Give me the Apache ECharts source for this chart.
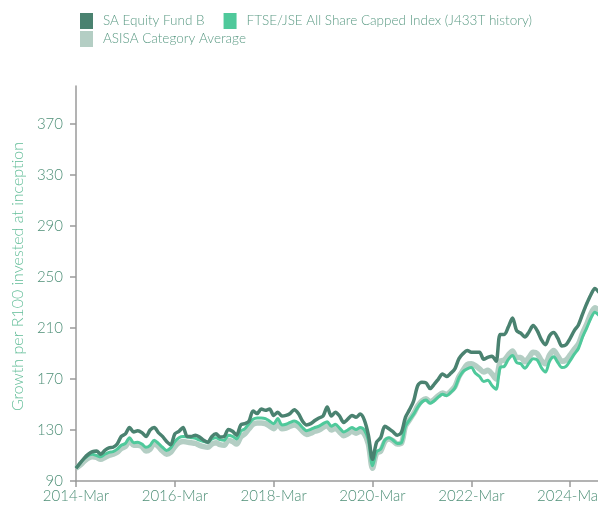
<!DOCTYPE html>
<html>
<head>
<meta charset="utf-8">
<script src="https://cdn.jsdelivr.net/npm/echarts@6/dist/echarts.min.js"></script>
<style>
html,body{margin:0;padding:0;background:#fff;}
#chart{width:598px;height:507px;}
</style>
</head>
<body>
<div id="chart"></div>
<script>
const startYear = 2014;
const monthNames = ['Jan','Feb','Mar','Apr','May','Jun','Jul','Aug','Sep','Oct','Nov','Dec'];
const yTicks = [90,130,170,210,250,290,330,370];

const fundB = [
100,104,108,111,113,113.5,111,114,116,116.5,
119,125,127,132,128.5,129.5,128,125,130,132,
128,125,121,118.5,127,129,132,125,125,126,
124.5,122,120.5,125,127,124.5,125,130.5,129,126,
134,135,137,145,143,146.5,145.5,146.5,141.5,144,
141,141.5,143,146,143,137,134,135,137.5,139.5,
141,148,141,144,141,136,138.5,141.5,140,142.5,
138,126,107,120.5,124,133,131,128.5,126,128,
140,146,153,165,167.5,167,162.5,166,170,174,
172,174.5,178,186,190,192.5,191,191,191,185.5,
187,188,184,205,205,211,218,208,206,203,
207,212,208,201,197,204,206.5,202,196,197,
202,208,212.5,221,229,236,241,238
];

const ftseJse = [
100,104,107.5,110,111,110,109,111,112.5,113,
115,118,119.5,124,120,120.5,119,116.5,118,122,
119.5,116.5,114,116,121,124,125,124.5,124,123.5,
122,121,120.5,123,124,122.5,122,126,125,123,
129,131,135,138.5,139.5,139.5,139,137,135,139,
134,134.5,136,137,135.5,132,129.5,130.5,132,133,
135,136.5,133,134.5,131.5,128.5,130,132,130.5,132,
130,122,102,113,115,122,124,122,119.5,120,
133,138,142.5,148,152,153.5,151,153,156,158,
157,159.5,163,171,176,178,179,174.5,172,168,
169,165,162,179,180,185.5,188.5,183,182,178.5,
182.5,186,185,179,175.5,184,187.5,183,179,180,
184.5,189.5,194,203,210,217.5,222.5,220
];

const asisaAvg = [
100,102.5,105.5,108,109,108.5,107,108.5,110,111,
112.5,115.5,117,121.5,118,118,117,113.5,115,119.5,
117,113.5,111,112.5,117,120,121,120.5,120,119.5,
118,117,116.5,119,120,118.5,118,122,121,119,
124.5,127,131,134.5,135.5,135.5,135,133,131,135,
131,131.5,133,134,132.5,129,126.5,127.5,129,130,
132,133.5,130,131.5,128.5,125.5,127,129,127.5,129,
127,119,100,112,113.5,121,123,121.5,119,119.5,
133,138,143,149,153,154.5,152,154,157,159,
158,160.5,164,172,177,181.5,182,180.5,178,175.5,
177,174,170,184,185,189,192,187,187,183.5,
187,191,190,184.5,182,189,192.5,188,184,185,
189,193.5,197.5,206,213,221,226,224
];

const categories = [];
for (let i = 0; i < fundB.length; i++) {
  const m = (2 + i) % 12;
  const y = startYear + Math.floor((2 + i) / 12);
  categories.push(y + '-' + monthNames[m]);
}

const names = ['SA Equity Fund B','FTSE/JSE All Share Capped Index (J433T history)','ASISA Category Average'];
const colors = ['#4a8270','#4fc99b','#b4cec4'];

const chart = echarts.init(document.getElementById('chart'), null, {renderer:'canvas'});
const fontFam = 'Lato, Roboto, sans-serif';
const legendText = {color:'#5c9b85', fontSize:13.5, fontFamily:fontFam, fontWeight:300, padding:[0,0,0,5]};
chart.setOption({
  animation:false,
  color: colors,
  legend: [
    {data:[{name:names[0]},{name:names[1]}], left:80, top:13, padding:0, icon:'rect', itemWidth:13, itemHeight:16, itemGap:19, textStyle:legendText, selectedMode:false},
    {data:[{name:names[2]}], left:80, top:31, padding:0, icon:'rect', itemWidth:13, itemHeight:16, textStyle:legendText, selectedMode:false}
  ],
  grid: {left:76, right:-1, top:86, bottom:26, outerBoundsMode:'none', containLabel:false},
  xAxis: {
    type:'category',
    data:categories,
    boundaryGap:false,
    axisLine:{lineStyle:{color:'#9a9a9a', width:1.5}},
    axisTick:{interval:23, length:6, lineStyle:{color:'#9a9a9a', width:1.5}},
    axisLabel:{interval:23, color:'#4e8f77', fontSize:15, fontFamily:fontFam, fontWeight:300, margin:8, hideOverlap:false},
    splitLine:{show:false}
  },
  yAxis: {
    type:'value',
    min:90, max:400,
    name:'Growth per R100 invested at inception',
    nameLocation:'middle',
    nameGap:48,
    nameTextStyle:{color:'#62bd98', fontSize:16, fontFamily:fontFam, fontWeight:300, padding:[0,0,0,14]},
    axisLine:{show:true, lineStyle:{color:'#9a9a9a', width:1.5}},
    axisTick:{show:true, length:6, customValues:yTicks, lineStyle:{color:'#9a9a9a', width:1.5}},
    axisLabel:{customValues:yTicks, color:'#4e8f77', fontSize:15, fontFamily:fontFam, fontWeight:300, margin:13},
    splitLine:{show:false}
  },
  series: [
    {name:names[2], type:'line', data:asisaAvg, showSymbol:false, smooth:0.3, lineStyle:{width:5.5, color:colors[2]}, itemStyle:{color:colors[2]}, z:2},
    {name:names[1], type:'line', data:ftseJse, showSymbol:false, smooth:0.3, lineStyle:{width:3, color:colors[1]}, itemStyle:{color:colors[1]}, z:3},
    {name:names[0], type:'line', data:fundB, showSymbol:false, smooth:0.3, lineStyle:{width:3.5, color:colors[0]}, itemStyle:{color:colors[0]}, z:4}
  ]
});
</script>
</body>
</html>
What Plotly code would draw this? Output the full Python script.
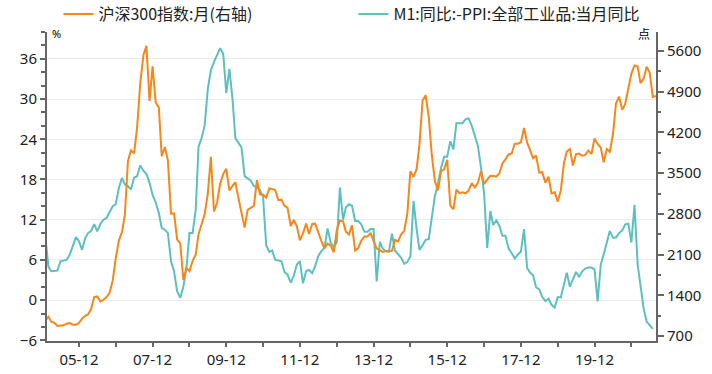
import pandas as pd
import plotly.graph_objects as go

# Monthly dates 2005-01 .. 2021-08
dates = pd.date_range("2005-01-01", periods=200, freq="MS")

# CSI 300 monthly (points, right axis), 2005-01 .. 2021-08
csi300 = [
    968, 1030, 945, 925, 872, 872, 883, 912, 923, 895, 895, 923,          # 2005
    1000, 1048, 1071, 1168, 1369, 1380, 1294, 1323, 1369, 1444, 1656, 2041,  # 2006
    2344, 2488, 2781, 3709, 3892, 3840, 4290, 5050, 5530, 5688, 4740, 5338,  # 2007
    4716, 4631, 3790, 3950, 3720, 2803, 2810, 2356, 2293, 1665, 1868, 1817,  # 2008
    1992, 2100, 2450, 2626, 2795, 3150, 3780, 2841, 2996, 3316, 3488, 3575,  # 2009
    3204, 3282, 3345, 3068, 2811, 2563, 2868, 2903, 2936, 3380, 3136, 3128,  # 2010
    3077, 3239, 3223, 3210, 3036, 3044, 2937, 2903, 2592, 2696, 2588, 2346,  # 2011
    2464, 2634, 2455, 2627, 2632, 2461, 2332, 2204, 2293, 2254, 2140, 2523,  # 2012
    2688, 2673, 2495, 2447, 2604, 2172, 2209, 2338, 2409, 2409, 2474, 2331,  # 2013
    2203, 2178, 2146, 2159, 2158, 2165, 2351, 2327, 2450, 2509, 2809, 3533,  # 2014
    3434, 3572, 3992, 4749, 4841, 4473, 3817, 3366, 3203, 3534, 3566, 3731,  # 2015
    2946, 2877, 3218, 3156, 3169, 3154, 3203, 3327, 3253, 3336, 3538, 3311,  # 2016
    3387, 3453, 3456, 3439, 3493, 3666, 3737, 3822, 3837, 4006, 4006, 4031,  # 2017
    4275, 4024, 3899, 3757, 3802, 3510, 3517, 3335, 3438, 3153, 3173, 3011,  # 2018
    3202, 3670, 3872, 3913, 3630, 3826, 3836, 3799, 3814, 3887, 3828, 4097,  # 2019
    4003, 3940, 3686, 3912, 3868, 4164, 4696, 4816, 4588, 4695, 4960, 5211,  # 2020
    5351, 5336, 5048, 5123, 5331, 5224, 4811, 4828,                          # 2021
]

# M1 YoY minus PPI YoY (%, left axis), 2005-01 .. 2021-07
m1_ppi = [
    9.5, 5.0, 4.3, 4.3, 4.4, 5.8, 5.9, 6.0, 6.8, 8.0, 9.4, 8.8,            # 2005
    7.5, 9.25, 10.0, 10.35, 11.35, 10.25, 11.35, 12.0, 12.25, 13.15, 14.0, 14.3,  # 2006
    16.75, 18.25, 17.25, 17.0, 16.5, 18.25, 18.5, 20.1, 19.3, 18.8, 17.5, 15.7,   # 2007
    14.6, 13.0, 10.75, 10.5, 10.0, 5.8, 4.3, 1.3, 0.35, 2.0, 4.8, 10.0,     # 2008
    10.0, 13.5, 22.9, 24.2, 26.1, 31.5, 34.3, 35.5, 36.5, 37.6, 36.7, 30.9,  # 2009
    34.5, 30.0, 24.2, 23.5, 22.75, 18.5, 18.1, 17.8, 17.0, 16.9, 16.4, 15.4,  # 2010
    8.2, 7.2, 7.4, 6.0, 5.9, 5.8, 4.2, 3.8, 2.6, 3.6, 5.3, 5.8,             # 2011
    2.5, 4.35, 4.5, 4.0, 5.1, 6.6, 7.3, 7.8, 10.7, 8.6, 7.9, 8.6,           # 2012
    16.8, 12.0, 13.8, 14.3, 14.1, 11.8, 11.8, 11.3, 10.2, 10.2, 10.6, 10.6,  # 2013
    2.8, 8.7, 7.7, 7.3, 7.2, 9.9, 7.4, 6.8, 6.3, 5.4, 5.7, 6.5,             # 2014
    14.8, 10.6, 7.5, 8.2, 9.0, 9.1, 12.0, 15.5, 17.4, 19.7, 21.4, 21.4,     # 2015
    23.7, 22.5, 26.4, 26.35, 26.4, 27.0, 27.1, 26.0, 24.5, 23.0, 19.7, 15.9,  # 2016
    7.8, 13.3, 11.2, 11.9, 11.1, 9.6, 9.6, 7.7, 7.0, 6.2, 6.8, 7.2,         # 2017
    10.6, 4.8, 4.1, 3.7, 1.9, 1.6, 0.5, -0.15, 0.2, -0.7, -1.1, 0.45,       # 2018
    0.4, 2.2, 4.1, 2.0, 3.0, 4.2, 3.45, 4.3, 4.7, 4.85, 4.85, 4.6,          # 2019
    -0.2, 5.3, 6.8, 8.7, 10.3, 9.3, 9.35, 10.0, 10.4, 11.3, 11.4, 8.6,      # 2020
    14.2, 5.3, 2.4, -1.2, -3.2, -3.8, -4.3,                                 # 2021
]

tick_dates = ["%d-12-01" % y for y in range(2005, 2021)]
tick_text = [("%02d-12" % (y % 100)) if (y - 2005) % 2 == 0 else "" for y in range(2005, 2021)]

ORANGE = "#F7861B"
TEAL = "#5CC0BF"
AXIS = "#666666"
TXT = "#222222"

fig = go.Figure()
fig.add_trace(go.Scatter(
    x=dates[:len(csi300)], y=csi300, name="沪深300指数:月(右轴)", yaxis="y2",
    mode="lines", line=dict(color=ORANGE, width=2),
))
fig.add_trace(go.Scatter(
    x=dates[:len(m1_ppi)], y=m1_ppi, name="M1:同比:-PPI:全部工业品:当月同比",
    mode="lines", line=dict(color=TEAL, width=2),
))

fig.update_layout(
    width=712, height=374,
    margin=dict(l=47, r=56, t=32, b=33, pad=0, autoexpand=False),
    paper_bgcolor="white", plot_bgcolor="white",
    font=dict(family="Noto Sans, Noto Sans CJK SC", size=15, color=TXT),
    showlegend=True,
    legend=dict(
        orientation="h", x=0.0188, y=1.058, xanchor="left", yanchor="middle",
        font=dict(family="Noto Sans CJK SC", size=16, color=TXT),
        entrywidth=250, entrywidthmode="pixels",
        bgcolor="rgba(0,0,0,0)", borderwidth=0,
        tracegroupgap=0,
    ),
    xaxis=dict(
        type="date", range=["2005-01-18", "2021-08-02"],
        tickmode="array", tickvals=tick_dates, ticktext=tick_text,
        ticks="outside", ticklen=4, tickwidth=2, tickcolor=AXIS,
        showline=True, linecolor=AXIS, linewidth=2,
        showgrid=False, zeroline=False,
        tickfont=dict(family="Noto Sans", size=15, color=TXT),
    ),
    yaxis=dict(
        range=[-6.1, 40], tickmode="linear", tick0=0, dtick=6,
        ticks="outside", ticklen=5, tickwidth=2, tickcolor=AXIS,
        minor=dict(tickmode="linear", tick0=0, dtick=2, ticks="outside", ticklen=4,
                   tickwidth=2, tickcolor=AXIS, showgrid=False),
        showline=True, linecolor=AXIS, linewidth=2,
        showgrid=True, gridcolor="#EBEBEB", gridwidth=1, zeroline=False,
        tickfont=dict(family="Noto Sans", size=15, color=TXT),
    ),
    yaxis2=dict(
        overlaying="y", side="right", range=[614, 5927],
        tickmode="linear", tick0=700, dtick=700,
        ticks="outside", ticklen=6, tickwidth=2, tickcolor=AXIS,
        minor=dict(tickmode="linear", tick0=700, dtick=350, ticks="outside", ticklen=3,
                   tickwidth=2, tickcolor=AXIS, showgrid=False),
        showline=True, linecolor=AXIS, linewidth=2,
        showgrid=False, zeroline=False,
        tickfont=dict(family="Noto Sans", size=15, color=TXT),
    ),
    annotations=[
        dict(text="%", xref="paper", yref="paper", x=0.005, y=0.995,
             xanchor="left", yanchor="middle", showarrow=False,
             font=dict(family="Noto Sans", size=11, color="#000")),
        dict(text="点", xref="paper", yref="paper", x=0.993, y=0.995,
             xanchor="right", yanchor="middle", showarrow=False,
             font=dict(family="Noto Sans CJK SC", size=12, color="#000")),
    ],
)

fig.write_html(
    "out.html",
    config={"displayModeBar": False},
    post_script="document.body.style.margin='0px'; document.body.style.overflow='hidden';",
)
-----
Exercise aim:
Extract all lines of the records above that include "this".

Result below:
Give me the Apache ECharts source for this chart.
What Plotly code would draw this? Output the full Python script.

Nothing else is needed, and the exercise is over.